Understanding angle measurement is essential to solving problems involving rotations and geometry. Angles can be measured in degrees or radians.

• Degrees: A full circle encompasses 360 degrees. This is a common unit used in many everyday contexts.
• Radians: This is a more mathematical unit, often used in higher mathematics, where a full circle is equal to \(2\pi\) radians.

Choosing between degrees and radians often depends on the context and convenience for the calculations. Radians are particularly useful for calculus and trigonometric functions, providing a direct relationship with the radius of circles. To convert degrees to radians, use the formula: \[\text{Radians} = \frac{\pi}{180} \times \text{Degrees}\]Conversely, to convert radians to degrees, use:\[\text{Degrees} = \frac{180}{\pi} \times \text{Radians}\]These conversions help in understanding and applying different units of angle measurement interchangeably.

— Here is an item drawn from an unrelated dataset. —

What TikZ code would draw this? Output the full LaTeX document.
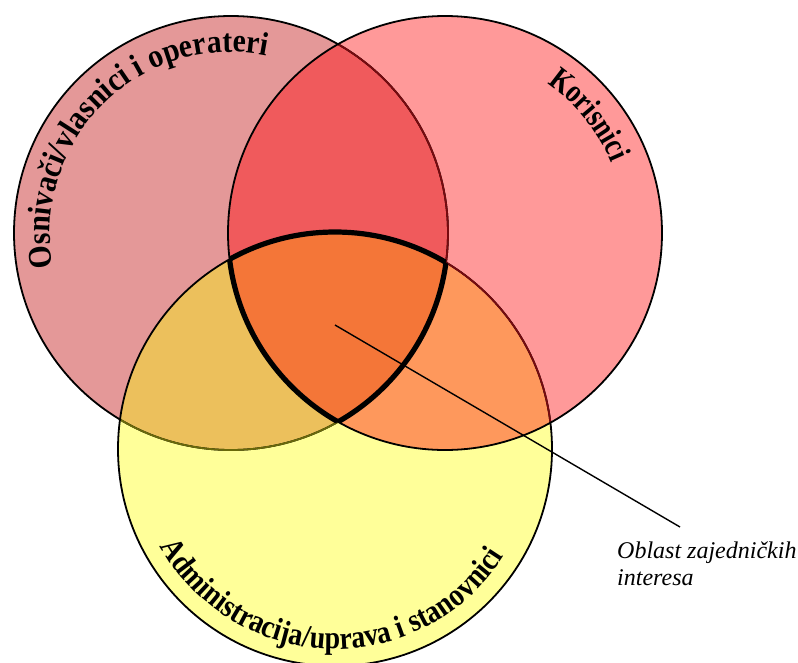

Circle geometry revolves around calculating dimensions and properties related to circles.

• The radius is the distance from the center of the circle to any point on its boundary.
• The diameter, which is twice the radius, is the length of a line passing through the center, touching two points on the boundary.
• The circumference is the total distance around the circle, calculated as \(2\pi r\), where \(r\) is the radius.

In this exercise, we consider a fraction of a circle, specifying \(\frac{1}{24}\) of a circle. Each fraction of a circle corresponds to a certain angle in both degrees and radians. Because a full circle in radians is \(2\pi\), a portion of \(\frac{1}{24}\) of a circle corresponds to this portion of \(2\pi\). This is how circle geometry directly connects with angle measurements in radians.

Radians are a fundamental concept in trigonometry and mathematics. They provide a natural way of measuring angles based on the radius of a circle. One radian is the angle formed when the arc length is equal to the radius of the circle, making it dimensionless and a versatile unit.

• A full circle equals \(2\pi\) radians.
• Half a circle, or a straight angle, is \(\pi\) radians.
• A right angle, which is half of a straight angle, is \(\frac{\pi}{2}\) radians.

Radians simplify many mathematical expressions and derivations, such as in calculus, where differentiation and integration become more straightforward. In this exercise, finding the radian measure for an angle that is \(\frac{1}{24}\) of a circle involves calculating \(\frac{1}{24} \times 2\pi\), leading to \(\frac{\pi}{12}\). Thus, understanding and computing in radians provides a more seamless approach in advanced mathematics and technological applications.